* **Challenge**
It is required that the lines from the top of the listing through the line with "2.58e9, 2.53e9, 2.48e9]" be reproduced exactly, excluding pictures.

* **Given material**

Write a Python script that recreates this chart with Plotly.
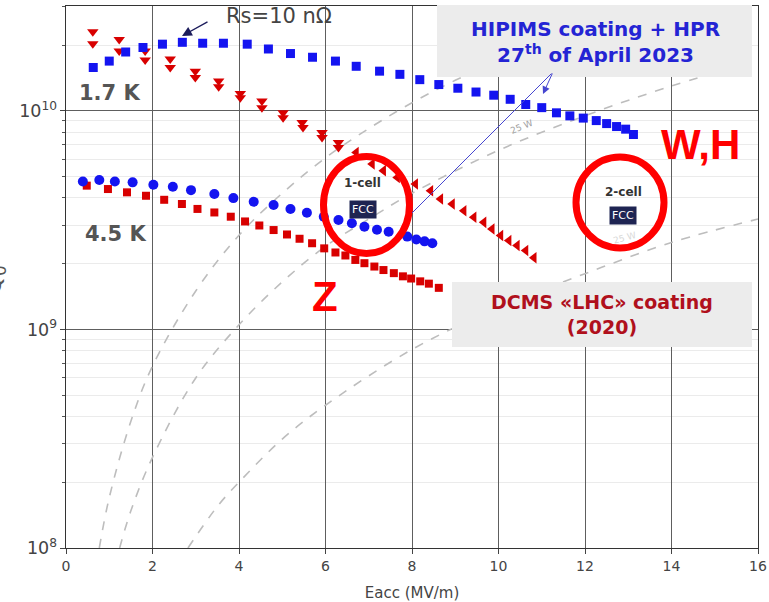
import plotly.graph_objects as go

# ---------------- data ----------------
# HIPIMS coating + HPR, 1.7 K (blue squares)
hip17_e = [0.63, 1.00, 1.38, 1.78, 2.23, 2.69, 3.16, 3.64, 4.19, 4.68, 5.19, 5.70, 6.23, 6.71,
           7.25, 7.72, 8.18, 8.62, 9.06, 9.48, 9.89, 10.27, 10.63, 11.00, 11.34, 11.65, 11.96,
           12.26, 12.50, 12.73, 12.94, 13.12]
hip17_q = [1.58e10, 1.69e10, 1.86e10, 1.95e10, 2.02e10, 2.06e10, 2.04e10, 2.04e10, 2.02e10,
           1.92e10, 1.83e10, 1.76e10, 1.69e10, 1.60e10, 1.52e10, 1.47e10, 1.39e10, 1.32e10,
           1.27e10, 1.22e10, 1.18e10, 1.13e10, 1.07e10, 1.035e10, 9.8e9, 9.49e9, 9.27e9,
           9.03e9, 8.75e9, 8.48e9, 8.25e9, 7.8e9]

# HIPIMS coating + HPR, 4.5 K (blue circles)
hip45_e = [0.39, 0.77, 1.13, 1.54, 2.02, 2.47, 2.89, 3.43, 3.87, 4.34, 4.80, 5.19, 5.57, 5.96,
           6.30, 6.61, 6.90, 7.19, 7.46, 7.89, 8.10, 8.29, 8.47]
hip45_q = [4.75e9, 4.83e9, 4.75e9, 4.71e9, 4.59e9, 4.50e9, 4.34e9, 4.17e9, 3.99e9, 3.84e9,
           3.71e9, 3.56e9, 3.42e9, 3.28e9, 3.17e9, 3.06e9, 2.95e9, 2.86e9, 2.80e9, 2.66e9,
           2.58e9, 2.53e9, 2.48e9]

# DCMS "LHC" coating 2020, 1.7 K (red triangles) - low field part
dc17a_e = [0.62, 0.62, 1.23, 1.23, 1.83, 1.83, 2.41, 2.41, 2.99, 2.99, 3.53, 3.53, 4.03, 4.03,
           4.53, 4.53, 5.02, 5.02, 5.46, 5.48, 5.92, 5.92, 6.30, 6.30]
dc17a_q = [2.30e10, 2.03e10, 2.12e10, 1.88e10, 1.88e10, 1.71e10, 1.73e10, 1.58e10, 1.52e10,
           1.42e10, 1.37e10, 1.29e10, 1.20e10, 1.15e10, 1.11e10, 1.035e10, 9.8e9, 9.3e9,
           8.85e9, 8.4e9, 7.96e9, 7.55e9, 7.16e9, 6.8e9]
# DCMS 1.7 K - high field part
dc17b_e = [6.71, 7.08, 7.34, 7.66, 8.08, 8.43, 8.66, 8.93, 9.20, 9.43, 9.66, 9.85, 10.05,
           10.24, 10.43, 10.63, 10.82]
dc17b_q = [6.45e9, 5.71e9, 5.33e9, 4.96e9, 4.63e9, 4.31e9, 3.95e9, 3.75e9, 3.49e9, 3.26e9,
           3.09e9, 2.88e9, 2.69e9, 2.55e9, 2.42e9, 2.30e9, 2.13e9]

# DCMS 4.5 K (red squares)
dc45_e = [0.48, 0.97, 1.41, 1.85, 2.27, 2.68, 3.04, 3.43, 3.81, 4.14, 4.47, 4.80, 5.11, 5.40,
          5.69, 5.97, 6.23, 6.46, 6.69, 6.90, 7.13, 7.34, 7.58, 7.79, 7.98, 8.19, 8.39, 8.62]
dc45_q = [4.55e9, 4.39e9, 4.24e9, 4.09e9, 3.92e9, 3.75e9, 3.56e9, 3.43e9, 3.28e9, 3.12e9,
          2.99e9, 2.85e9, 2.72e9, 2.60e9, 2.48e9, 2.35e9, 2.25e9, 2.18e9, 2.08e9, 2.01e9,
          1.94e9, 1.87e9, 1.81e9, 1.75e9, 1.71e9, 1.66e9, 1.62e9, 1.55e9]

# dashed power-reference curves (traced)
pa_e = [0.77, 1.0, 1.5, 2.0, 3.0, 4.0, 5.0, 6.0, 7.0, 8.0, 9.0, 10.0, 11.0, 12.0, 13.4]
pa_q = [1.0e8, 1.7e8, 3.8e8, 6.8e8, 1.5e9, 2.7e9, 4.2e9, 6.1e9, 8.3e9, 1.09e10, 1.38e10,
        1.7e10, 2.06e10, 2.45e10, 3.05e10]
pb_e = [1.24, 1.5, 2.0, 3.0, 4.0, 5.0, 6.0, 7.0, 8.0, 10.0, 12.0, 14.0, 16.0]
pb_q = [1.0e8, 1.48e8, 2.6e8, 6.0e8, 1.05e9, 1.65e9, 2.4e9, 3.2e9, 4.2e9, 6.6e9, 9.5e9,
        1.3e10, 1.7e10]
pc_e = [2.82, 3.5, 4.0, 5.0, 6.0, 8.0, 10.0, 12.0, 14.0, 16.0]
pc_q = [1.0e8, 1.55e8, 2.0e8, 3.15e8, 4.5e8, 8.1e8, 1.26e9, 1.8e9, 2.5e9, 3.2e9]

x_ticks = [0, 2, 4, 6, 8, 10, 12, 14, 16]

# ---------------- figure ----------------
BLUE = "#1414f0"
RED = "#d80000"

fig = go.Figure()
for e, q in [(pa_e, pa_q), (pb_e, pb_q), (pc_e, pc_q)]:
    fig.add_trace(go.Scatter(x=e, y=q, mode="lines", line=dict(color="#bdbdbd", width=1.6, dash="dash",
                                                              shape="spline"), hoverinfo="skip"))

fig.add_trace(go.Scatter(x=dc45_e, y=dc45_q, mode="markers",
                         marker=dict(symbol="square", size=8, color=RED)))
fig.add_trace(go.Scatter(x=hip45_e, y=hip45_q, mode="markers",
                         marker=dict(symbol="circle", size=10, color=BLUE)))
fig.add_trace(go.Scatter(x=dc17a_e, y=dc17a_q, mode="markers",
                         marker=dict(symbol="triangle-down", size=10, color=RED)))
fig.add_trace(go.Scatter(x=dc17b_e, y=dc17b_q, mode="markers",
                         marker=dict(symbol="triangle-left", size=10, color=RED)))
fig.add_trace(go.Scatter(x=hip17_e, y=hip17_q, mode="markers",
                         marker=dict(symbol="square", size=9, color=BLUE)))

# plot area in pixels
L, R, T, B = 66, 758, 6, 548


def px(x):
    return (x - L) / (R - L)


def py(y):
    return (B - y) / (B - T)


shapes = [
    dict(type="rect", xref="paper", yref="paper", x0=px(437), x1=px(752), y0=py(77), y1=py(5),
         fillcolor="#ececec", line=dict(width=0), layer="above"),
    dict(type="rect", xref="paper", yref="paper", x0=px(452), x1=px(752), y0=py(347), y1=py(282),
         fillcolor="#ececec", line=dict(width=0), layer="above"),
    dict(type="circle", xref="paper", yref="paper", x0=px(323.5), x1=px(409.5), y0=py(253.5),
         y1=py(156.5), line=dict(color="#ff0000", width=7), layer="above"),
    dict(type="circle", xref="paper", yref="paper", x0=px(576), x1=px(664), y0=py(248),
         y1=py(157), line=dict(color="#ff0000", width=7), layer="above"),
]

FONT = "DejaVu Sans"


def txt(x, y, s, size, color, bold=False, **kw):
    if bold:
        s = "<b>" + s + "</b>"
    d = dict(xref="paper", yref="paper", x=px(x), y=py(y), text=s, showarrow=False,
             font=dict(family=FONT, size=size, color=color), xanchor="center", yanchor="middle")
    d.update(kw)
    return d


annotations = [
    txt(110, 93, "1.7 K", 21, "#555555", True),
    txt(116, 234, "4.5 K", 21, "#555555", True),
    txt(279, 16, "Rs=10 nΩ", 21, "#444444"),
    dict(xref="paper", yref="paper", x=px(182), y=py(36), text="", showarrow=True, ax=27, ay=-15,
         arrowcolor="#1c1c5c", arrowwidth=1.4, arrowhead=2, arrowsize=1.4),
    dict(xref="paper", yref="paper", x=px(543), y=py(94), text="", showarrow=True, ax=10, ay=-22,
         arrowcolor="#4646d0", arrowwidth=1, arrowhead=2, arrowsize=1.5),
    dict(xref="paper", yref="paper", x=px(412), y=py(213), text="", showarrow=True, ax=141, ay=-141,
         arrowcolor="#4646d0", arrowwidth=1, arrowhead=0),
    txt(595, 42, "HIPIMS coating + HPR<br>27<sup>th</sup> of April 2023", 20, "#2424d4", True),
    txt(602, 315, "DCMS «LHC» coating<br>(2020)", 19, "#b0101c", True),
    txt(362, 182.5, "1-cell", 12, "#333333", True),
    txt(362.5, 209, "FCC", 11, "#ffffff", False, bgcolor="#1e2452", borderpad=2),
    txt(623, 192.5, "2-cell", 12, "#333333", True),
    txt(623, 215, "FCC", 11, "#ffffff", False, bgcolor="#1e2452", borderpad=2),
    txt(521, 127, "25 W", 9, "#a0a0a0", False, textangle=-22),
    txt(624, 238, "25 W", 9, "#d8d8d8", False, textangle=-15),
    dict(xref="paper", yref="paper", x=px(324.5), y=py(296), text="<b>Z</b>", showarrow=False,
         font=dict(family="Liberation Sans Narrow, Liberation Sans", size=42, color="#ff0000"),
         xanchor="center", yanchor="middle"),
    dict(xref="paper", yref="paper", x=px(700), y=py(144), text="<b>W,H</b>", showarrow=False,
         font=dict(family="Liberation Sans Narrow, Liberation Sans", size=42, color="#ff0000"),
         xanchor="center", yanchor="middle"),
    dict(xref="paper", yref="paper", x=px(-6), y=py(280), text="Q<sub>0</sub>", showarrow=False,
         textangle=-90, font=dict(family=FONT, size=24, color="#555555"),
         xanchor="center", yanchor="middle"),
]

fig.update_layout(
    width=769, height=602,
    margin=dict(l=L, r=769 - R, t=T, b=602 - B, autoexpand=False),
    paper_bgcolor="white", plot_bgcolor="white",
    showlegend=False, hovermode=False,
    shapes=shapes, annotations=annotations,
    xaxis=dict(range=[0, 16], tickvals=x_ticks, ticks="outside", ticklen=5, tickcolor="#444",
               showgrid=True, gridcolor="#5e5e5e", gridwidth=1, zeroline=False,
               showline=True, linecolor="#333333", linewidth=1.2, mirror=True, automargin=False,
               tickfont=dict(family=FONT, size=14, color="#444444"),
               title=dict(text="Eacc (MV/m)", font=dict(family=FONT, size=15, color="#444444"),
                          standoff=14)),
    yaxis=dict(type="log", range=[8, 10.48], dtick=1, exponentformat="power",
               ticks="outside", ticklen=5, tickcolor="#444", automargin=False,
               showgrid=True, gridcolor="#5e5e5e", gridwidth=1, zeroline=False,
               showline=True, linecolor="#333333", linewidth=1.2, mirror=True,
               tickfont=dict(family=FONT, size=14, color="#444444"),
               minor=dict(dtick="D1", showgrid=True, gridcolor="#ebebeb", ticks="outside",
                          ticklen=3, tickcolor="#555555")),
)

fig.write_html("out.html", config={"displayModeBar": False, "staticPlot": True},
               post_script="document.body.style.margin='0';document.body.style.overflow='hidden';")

* **Task answer**
Write a Python script that recreates this chart with Plotly.
import plotly.graph_objects as go

# ---------------- data ----------------
# HIPIMS coating + HPR, 1.7 K (blue squares)
hip17_e = [0.63, 1.00, 1.38, 1.78, 2.23, 2.69, 3.16, 3.64, 4.19, 4.68, 5.19, 5.70, 6.23, 6.71,
           7.25, 7.72, 8.18, 8.62, 9.06, 9.48, 9.89, 10.27, 10.63, 11.00, 11.34, 11.65, 11.96,
           12.26, 12.50, 12.73, 12.94, 13.12]
hip17_q = [1.58e10, 1.69e10, 1.86e10, 1.95e10, 2.02e10, 2.06e10, 2.04e10, 2.04e10, 2.02e10,
           1.92e10, 1.83e10, 1.76e10, 1.69e10, 1.60e10, 1.52e10, 1.47e10, 1.39e10, 1.32e10,
           1.27e10, 1.22e10, 1.18e10, 1.13e10, 1.07e10, 1.035e10, 9.8e9, 9.49e9, 9.27e9,
           9.03e9, 8.75e9, 8.48e9, 8.25e9, 7.8e9]

# HIPIMS coating + HPR, 4.5 K (blue circles)
hip45_e = [0.39, 0.77, 1.13, 1.54, 2.02, 2.47, 2.89, 3.43, 3.87, 4.34, 4.80, 5.19, 5.57, 5.96,
           6.30, 6.61, 6.90, 7.19, 7.46, 7.89, 8.10, 8.29, 8.47]
hip45_q = [4.75e9, 4.83e9, 4.75e9, 4.71e9, 4.59e9, 4.50e9, 4.34e9, 4.17e9, 3.99e9, 3.84e9,
           3.71e9, 3.56e9, 3.42e9, 3.28e9, 3.17e9, 3.06e9, 2.95e9, 2.86e9, 2.80e9, 2.66e9,
           2.58e9, 2.53e9, 2.48e9]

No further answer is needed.